■ **Problem details**
The required output is the block of lines from the line with "Reproduce this chart with matplotlib." to the line with "ax = fig.add_axes([54/688, 36/400, 633/688, 350/400])", endpoints included and pictures omitted.

■ **Input**
'''
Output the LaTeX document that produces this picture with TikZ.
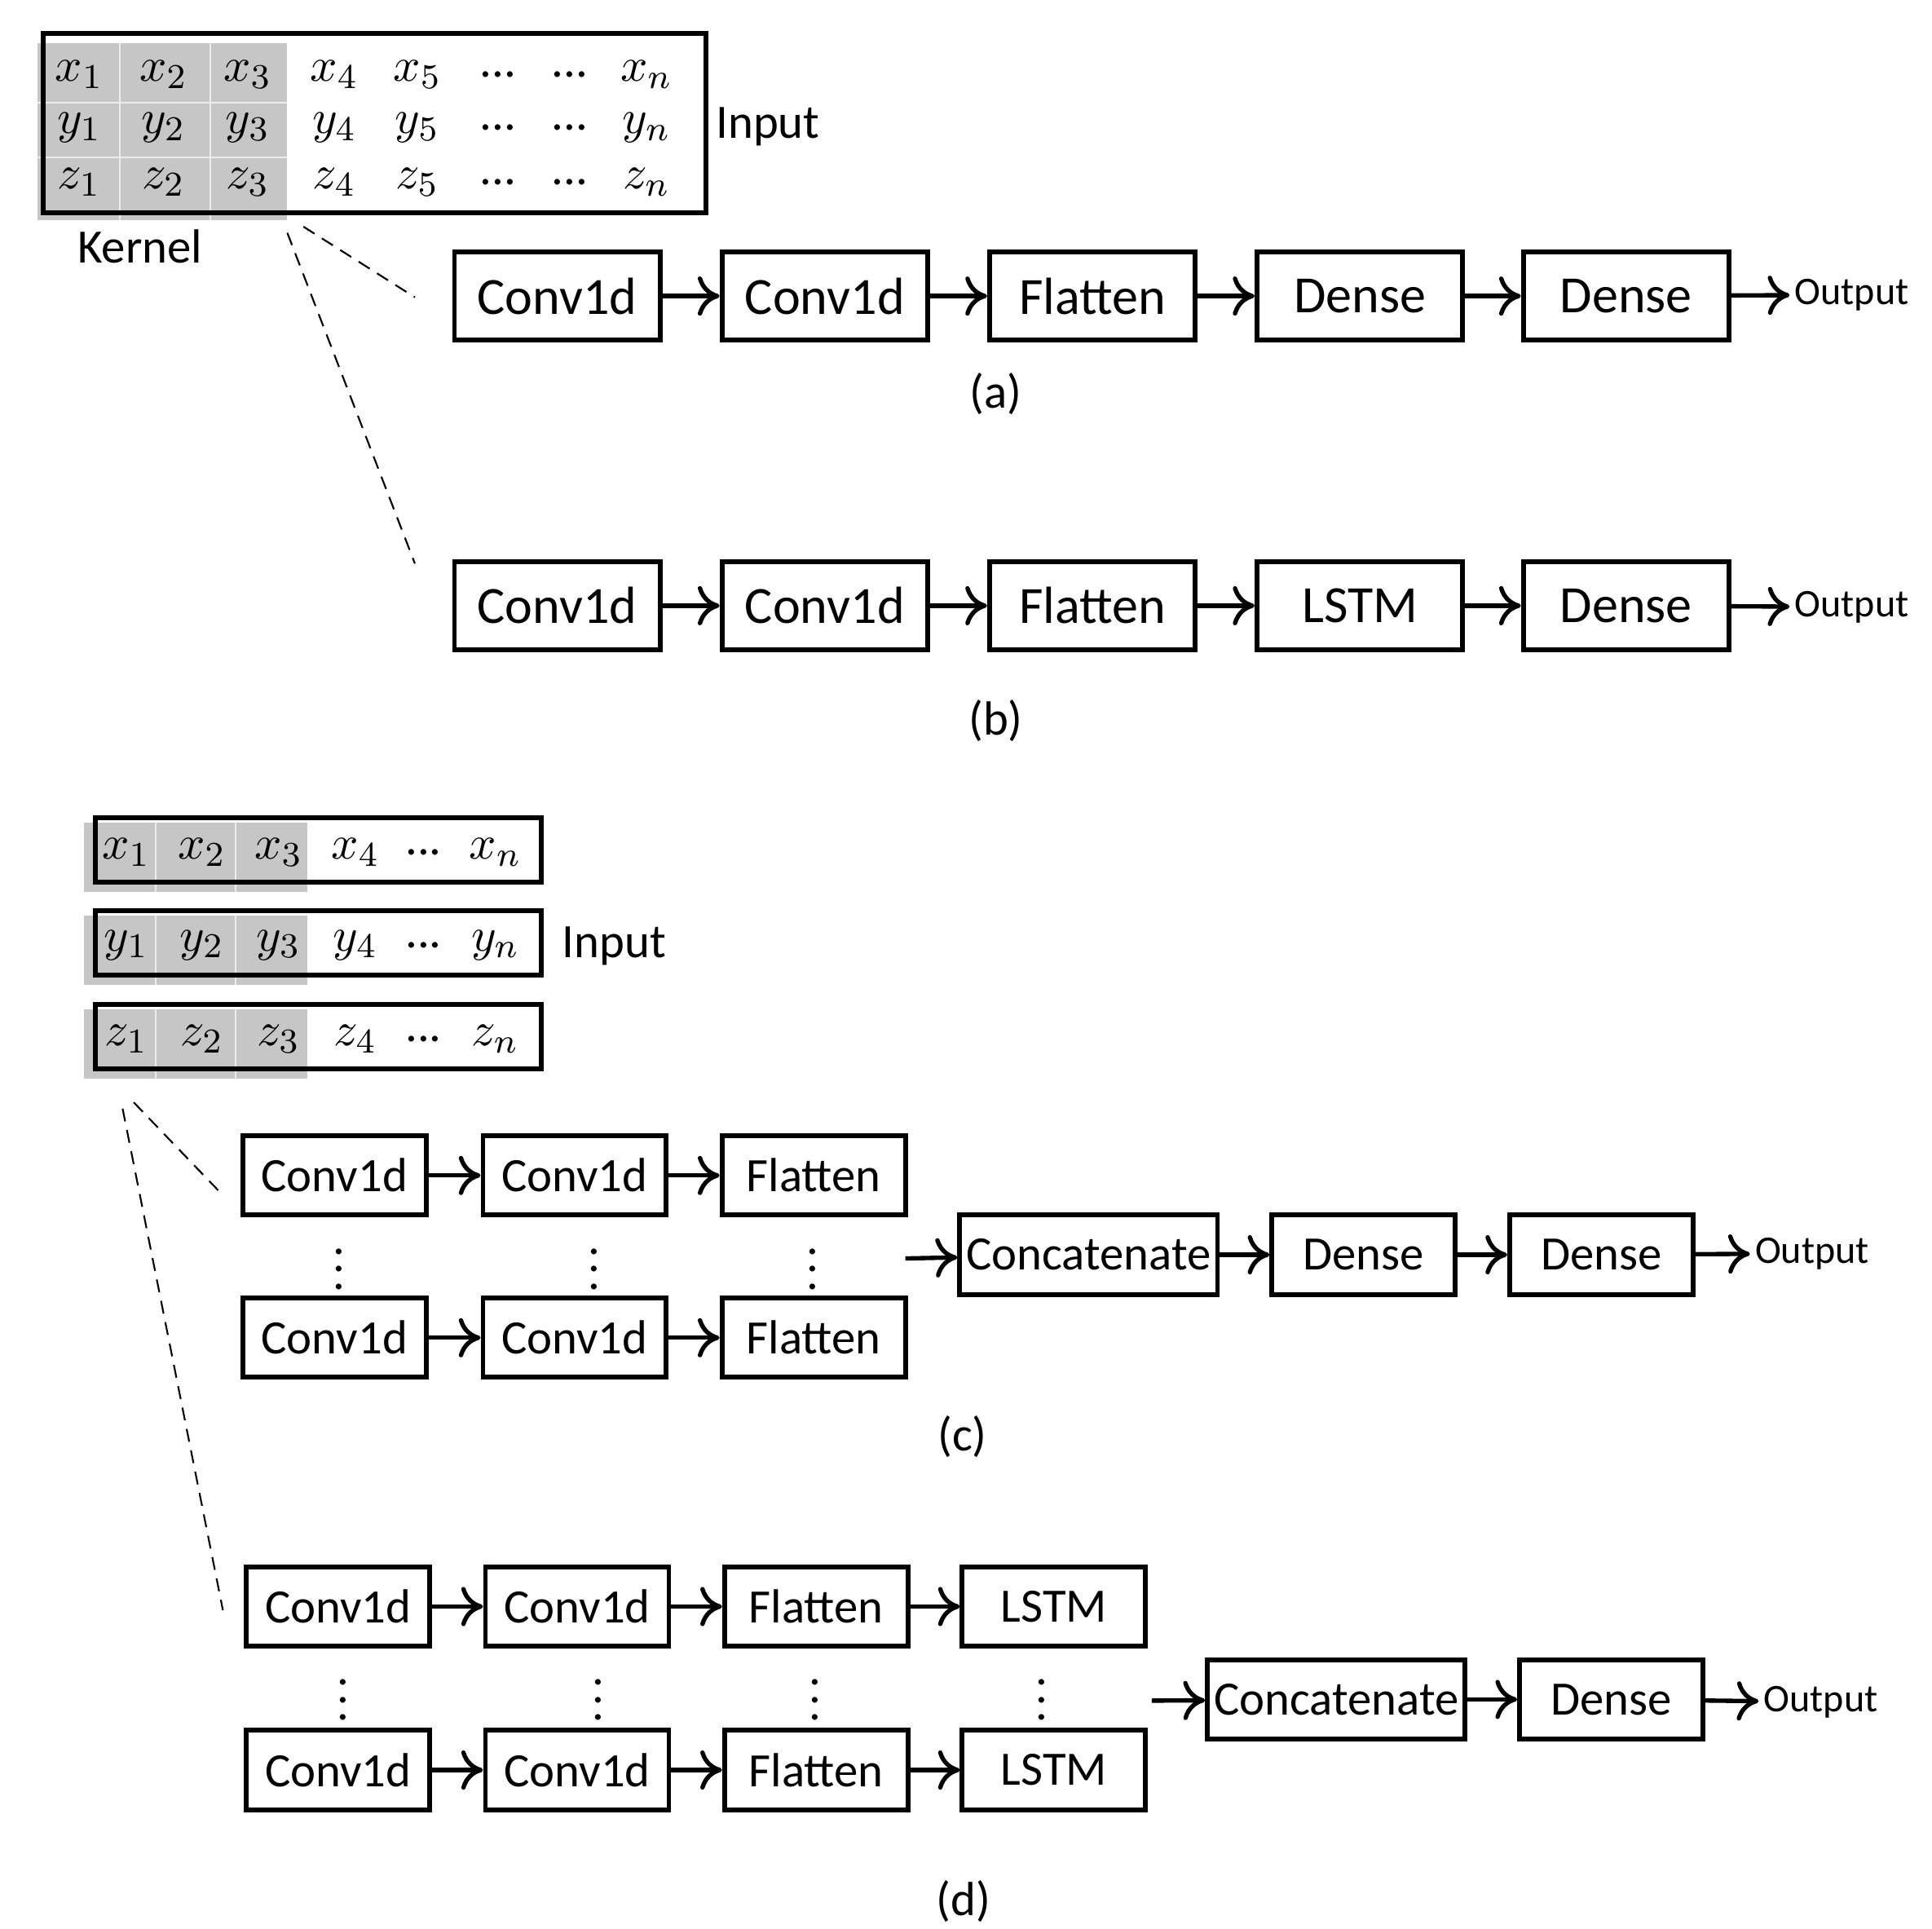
'''
'''
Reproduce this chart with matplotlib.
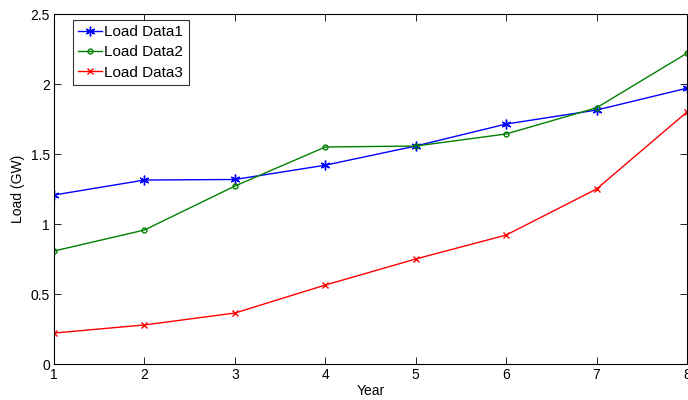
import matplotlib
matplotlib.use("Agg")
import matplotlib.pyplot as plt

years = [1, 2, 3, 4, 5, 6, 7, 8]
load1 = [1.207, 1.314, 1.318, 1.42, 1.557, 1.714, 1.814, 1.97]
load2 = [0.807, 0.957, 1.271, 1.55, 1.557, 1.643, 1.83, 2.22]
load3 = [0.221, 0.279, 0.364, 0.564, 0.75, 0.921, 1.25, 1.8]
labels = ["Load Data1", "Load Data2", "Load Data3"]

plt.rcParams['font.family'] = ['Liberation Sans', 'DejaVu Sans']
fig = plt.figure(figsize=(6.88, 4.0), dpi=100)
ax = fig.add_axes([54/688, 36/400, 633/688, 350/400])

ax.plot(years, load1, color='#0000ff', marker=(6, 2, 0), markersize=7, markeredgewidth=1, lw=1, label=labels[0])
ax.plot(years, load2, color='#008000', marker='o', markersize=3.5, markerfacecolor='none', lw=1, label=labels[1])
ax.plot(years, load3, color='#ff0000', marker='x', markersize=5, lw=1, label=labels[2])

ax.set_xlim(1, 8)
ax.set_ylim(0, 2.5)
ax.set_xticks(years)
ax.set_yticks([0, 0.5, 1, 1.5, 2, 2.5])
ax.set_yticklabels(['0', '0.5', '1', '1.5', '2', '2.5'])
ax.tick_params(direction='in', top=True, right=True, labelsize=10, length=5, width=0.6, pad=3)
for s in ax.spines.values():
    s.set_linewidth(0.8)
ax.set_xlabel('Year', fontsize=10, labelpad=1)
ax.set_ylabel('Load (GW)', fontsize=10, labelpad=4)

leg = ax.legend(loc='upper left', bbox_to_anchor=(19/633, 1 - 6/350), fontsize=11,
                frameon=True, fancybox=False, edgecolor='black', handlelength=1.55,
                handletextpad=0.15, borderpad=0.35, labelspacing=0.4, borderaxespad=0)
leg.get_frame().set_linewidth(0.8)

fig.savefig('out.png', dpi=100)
'''
■ **Reply to the task**
Reproduce this chart with matplotlib.
import matplotlib
matplotlib.use("Agg")
import matplotlib.pyplot as plt

years = [1, 2, 3, 4, 5, 6, 7, 8]
load1 = [1.207, 1.314, 1.318, 1.42, 1.557, 1.714, 1.814, 1.97]
load2 = [0.807, 0.957, 1.271, 1.55, 1.557, 1.643, 1.83, 2.22]
load3 = [0.221, 0.279, 0.364, 0.564, 0.75, 0.921, 1.25, 1.8]
labels = ["Load Data1", "Load Data2", "Load Data3"]

plt.rcParams['font.family'] = ['Liberation Sans', 'DejaVu Sans']
fig = plt.figure(figsize=(6.88, 4.0), dpi=100)
ax = fig.add_axes([54/688, 36/400, 633/688, 350/400])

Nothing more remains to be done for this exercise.